The proof of the severity of this crisis is that the ADF is no longer able to provide medical support for any of our deployed forces, and struggles to provide medical support to troops in Australia.
This inability to provide health support may also be the principal or even the only reason Australia was not able to take over as the lead country of the NATO coalition in Oruzgan province on the first of August 2010, despite the ADF's dramatic reduction in operational commitments in Iraq. Australia is not able to honour its commitments to its allies.
As the Committee is aware, medical support is provided by ASPEN Medical Services in East Timor and the Solomon Island. While this support is helpful, it is not appropriate for Australian forces deployed on operations. The fundamental difference between service and civilian medical personnel is that members of the ADF have been trained and equipped to defend themselves and their patients(s), and can be reasonably be sent into a combat environment. Civilian health contractors are not able to provide this support. The end result of this is that Australian troops are now in positions in which they may be injured and appropriate medical care may not be provided for them.
Civilian medical services are extremely expensive. I estimate the cost to be ten to twenty times more expensive than equivalent uniformed health services. The differences arise from rates of pay and hours of work. A uniformed health provider expects to be meagerly paid, work 24 hours a day, seven days a week and to live and work with his or her assigned formation. Civilian health providers are paid up to thousands of dollars a day, work shifts and live in hotels.

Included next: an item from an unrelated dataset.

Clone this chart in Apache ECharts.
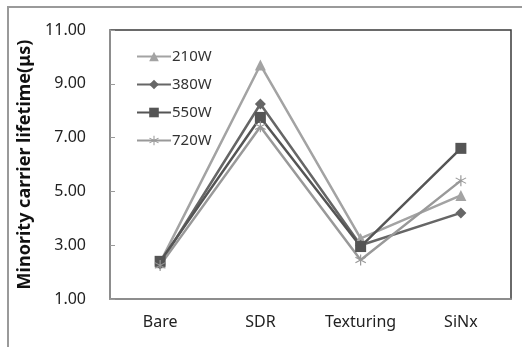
<!DOCTYPE html>
<html>
<head>
<meta charset="utf-8">
<script src="https://cdn.jsdelivr.net/npm/echarts@6/dist/echarts.min.js"></script>
<style>
  html, body { margin: 0; padding: 0; background: #fff; }
  #frame { position: absolute; left: 7px; top: 6px; width: 530px; height: 360px;
           border-left: 2px solid #9a9a9a; border-top: 2px solid #9a9a9a; }
  #chart { position: absolute; left: 0; top: 0; width: 522px; height: 347px; }
</style>
</head>
<body>
<div id="frame"></div>
<div id="chart"></div>
<script>
// 数据
var categories = ['Bare', 'SDR', 'Texturing', 'SiNx'];
var seriesNames = ['210W', '380W', '550W', '720W'];
var life210 = [2.35, 9.7, 3.25, 4.85];
var life380 = [2.3, 8.25, 3.0, 4.2];
var life550 = [2.4, 7.75, 2.95, 6.6];
var life720 = [2.25, 7.4, 2.45, 5.4];
var yTicks = [1, 3, 5, 7, 9, 11];

// 星号符号
var asterisk = 'path://M4.5 0 L5.5 0 L5.5 10 L4.5 10 Z ' +
  'M0.92 2.07 L9.58 7.07 L9.08 7.93 L0.42 2.93 Z ' +
  'M0.42 7.07 L9.08 2.07 L9.58 2.93 L0.92 7.93 Z';

var font = '"Noto Sans", "Open Sans", sans-serif';

function makeSeries(name, data, color, symbol, size) {
  return {
    name: name,
    type: 'line',
    data: data,
    symbol: symbol,
    symbolSize: size,
    lineStyle: { color: color, width: 2.5 },
    itemStyle: { color: color },
    animation: false
  };
}

var myChart = echarts.init(document.getElementById('chart'));
myChart.setOption({
  animation: false,
  textStyle: { fontFamily: font },
  grid: {
    left: 110, top: 30, right: 11, bottom: 48,
    show: true, borderColor: '#3a3a3a', borderWidth: 1.5
  },
  legend: {
    orient: 'vertical',
    left: 131, top: 44,
    itemGap: 13,
    itemWidth: 34, itemHeight: 12,
    textStyle: { fontSize: 15, color: '#333', fontFamily: font, padding: [0, 0, 0, -4] },
    data: seriesNames
  },
  xAxis: {
    type: 'category',
    data: categories,
    boundaryGap: true,
    axisLine: { lineStyle: { color: '#9a9a9a', width: 1.5 } },
    axisTick: { inside: true, length: 5, lineStyle: { color: '#9a9a9a' } },
    axisLabel: { fontSize: 16, color: '#222', margin: 15 }
  },
  yAxis: {
    type: 'value',
    min: yTicks[0],
    max: yTicks[yTicks.length - 1],
    interval: 2,
    name: 'Minority carrier lifetime(μs)',
    nameLocation: 'middle',
    nameGap: 70,
    nameTextStyle: { fontSize: 18, fontWeight: 'bold', color: '#111' },
    axisLine: { show: true, lineStyle: { color: '#9a9a9a', width: 1.5 } },
    axisTick: { show: true, inside: true, length: 5, lineStyle: { color: '#9a9a9a' } },
    splitLine: { show: false },
    axisLabel: {
      fontSize: 16, color: '#222', margin: 24,
      formatter: function (v) { return v.toFixed(2); }
    }
  },
  series: [
    makeSeries('210W', life210, '#a3a3a3', 'triangle', 11),
    makeSeries('380W', life380, '#666666', 'diamond', 11),
    makeSeries('550W', life550, '#555555', 'rect', 11),
    makeSeries('720W', life720, '#999999', asterisk, 11)
  ]
});
</script>
</body>
</html>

I believe this crisis in health support is well known amongst senior officers of the ADF, but this toxic culture is so entrenched that it is not possible for change to occur with many of them. These officers regularly commit the ultimate act of neglect of their troops, sending Australian men and women into combat and peace-keeping operations without appropriate health support and further degrading the scant extant health capabilities of the ADF.
Furthermore, those health assets the ADF currently does retain become more demoralised and further deskilled while they are neglected by these officers.
My concerns have been met with increasing hostility since 2007, and I have been inappropriately referred to a psychologist and charged with insubordination more than a dozen times in the past two years. None of the officers or the IGADF has responded to my written, specific concerns about the inability of the ADF to provide health support to Australian troops. They have all made rather feeble, clumsy attempts to deflect attention back onto me and to place pressure on me to stop pursuing solutions to these problems, ignoring their responsibilities and directives and literally questioning if I am fit for continued service because of my reasonable interest in the provision of health support.
There are no further avenues through which I can help the ADF address their worsening crisis in health support.
In conclusion, the ADF is not capable of providing health support to deployed or even garrisoned Australian forces. As an ADF officer who has exhausted the chain of command, I am obliged to bring these serious matters of national security before the Committee. As a Medical Officer, I am able to provide the Committee with some detail and directly relevant personal experiences.
I seek leave to appear to properly inform the Committee of these matters and answer any questions arising from this application.